*GOAL*
Find the lines below that contain the string "size". Copy each one.

*INFORMATION SHOWN*
——

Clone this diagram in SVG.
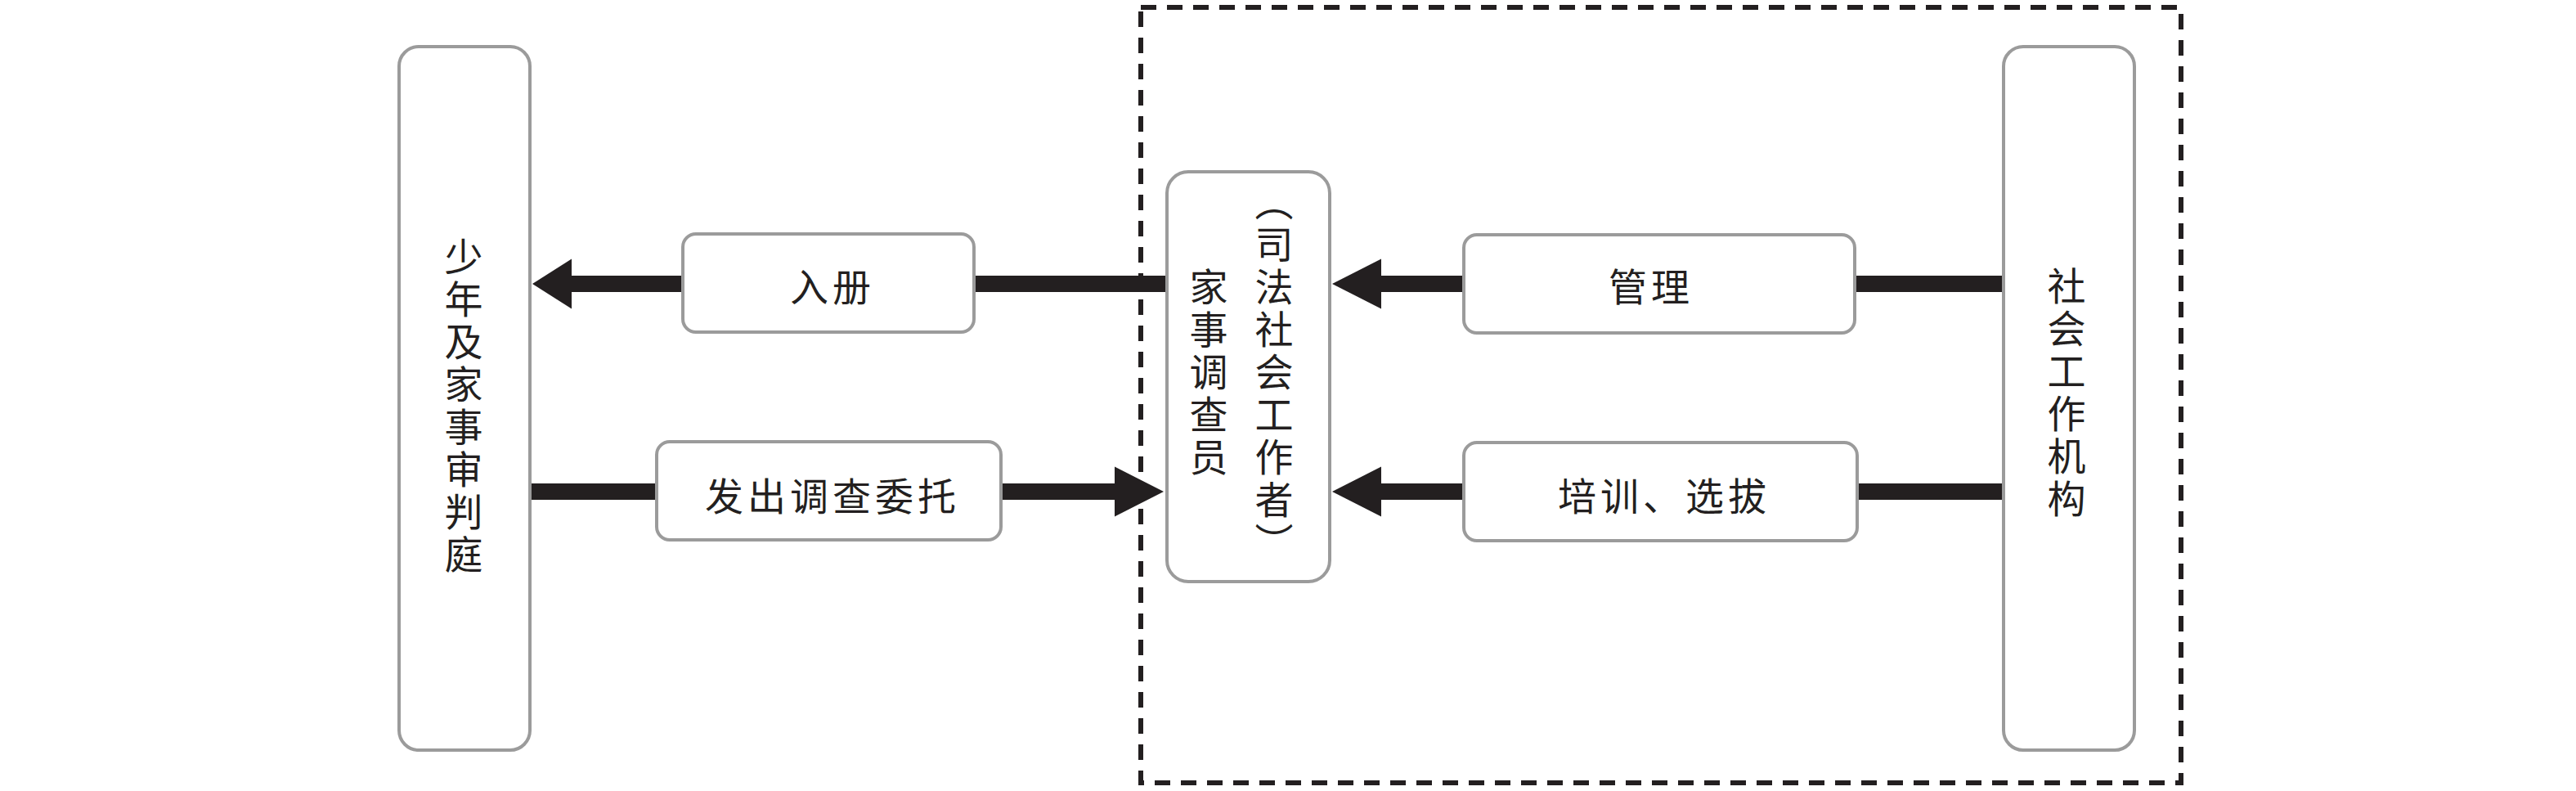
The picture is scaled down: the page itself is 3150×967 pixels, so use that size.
<svg xmlns="http://www.w3.org/2000/svg" width="3150" height="967" viewBox="0 0 3150 967">
  <style>
    .box { fill: #ffffff; stroke: #9b9b9b; stroke-width: 4; }
    .txt { font-family: "Noto Sans CJK SC", "Noto Sans", sans-serif; font-size: 47px; fill: #231f20; letter-spacing: 5px; }
    .h { text-anchor: middle; dominant-baseline: central; }
    .v { writing-mode: vertical-rl; text-anchor: middle; }
    .conn { stroke: #231f20; stroke-width: 20; fill: none; }
    .frame { fill: none; stroke: #231f20; stroke-width: 6; stroke-dasharray: 19 13; }
  </style>
  <defs>
    <marker id="arrowShort" markerUnits="userSpaceOnUse" markerWidth="48" markerHeight="61" refX="0" refY="30.5" orient="auto" overflow="visible">
      <polygon points="0,0 48,30.5 0,61" fill="#231f20"/>
    </marker>
    <marker id="arrowLong" markerUnits="userSpaceOnUse" markerWidth="60" markerHeight="61" refX="0" refY="30.5" orient="auto" overflow="visible">
      <polygon points="0,0 60,30.5 0,61" fill="#231f20"/>
    </marker>
  </defs>

  <rect class="frame" x="1395" y="9" width="1272" height="948"/>

  <g id="connectors">
    <line class="conn" x1="1425" y1="347" x2="699" y2="347" marker-end="url(#arrowShort)"/>
    <line class="conn" x1="650" y1="601" x2="1363" y2="601" marker-end="url(#arrowLong)"/>
    <line class="conn" x1="2448" y1="347" x2="1689" y2="347" marker-end="url(#arrowLong)"/>
    <line class="conn" x1="2448" y1="601" x2="1689" y2="601" marker-end="url(#arrowLong)"/>
  </g>

  <g id="court">
    <rect class="box" x="488" y="57" width="160" height="860" rx="24"/>
    <text class="txt v" x="567" y="498">少年及家事审判庭</text>
  </g>

  <g id="investigator">
    <rect class="box" x="1427" y="210" width="199" height="501" rx="26"/>
    <text class="txt v" x="1478" y="457">家事调查员</text>
    <text class="txt v" x="1558" y="457">（司法社会工作者）</text>
  </g>

  <g id="agency">
    <rect class="box" x="2450" y="57" width="160" height="860" rx="24"/>
    <text class="txt v" x="2527" y="482">社会工作机构</text>
  </g>

  <g id="label-register">
    <rect class="box" x="835" y="286" width="356" height="120" rx="16"/>
    <text class="txt h" x="1018" y="347">入册</text>
  </g>

  <g id="label-commission">
    <rect class="box" x="803" y="540" width="421" height="120" rx="16"/>
    <text class="txt h" x="1018" y="603">发出调查委托</text>
  </g>

  <g id="label-manage">
    <rect class="box" x="1790" y="287" width="478" height="120" rx="16"/>
    <text class="txt h" x="2019" y="347">管理</text>
  </g>

  <g id="label-train">
    <rect class="box" x="1790" y="541" width="481" height="120" rx="16"/>
    <text class="txt h" x="2035" y="603">培训、选拔</text>
  </g>
</svg>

——

*SOLUTION FOR THIS TASK*
The picture is scaled down: the page itself is 3150×967 pixels, so use that size.
    .txt { font-family: "Noto Sans CJK SC", "Noto Sans", sans-serif; font-size: 47px; fill: #231f20; letter-spacing: 5px; }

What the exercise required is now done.